Thu | Sep 29, 2016

The US and 'Dudus'

Published:Monday | March 8, 2010 | 12:00 AM
Coke

The Editor,
Sir:

I am a man of modest accomplishments. So the likelihood of the United States revoking my visa is extremely remote. As a child I was impressed with the generosity of the US. They seemed to be giving money and things to everybody. I could not understand, therefore, why older guys attending university held views that were diametrically opposed to my own. Though they did not hold the extreme views of terrorists - which no well-thinking person could support - they felt that the US had done incalculable damage around the world.

I have been most uncomfortable however with the extradition treaty with the US - a country which is prepared to take the word of a convicted criminal seeking a reduced sentence, to convict someone else. They are now demanding Christopher 'Dudus' Coke. He is wanted for trafficking in guns and drugs. Has he been sending guns to the US? And what is the true position of the US on drugs? My mother was born in Panama, so let's look at that country.

From as far back as 1971, the US claimed to have "hard evidence ... sufficient for indictment" of heavy involvement in drug trafficking by Manuel Noriega, the Panamanian strongman. It was said that President Nixon had set in motion plans to assassinate him. They discovered, however, that he was useful in providing intelligence on Castro, Daniel Ortega and others. So, the CIA put him on their payroll instead, and he became their "golden boy". He was even given a VIP tour of the CIA headquarters by George Bush Snr. For decades, he, along with others from the Colombian drug cartels, flew hundreds of tons of drugs into the US with the full knowledge of US officials.

US Invasion

By 1989, Noriega rejected any suggestion that the US would be accommodated after the Canal Treaty ended. Eleven days before that deadline, the US invaded Panama and arrested Noriega for drug trafficking. Thousands of citizens were killed. Hearing American soldiers singing, "This land is my land, that land is my land, there's no land here that isn't my land" did nothing to boost the spirits of Panamanians. The US installed Guillermo Endara as president.

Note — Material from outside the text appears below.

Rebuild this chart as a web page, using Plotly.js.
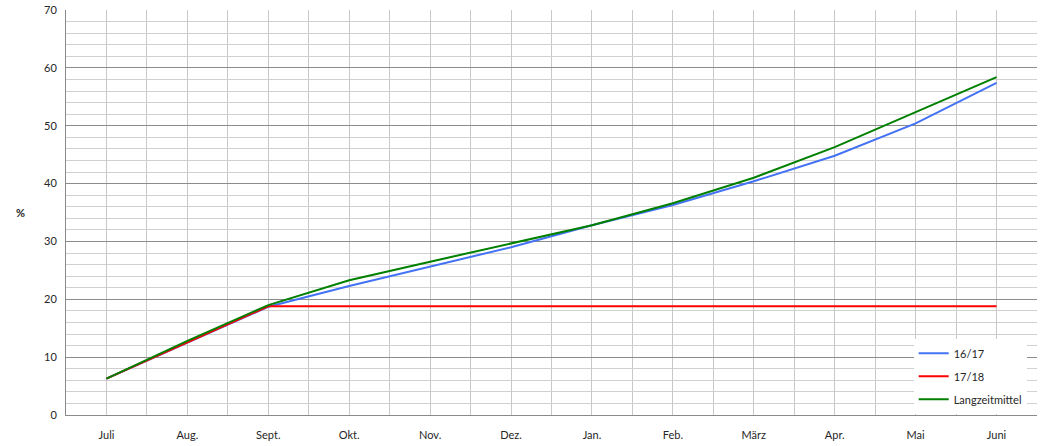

In Jamaica, a National Commission on Ganja was established in 2000. The commissioners found medical evidence that marijuana (ganja) is useful in decreasing the severity of a wide range of medical problems. But a Jamaican cannot smoke a spliff at home - even for medical purposes (which is allowed in the US) - because the US forbids it. And we have to do what the US orders us to do. All this against the background that, unlike the hard drugs that Noriega flew in almost daily which kills 20,000 people in the US each year, there has never been a recorded marijuana death in US history.

Terms of treaty

So what are the terms of this Extradition Treaty with the US? Is extradition mandatory or is it discretionary? Were those who signed on our behalf aware of that section of the Inter-American Convention on Extradition which prohibits extradition, '... when the offence in question is punishable in the requesting state by the death penalty, life imprisonment or by degrading punishment?' And, that, even if the words 'life imprisonment' are not used, a 45 year-old man who receives a 30-year sentence is given a life sentence?

I am also wondering if it is remotely possible for a person to be labelled a 'crime boss' and a 'drug kingpin' by a requesting state and still get a fair trial by that state. Those labels suggest that the person is already convicted and is really going to a pre-incarceration ritual. I do not think the US has the moral authority to accuse Bruce Golding's administration of corruption and I intend to write to President Obama and seek his permission to be angry about it!

The government claims the evidence against Coke was illegally obtained and not admissible in court. But some of us want him to be sent anyway. What is this telling us about ourselves? Yes, we are fearful. History has shown us repeatedly what the US does to those who do not do exactly as they are ordered. But, can we ask respectfully for a little respect?

Sometimes consensus is critical in a nation's development. This is such a time. When this Coke deal is over, who will be next? We need to be more cautious of anyone who says, 'send Tom or Dick ... right now!' This is no time to score cheap political points or seek to curry favour with the Americans

I am, etc.,

GLENN TUCKER

Kingston 9


EDITOR'S NOTE:

The incorrect version of this letter with was published last Thursday. An edited version of the original is published today.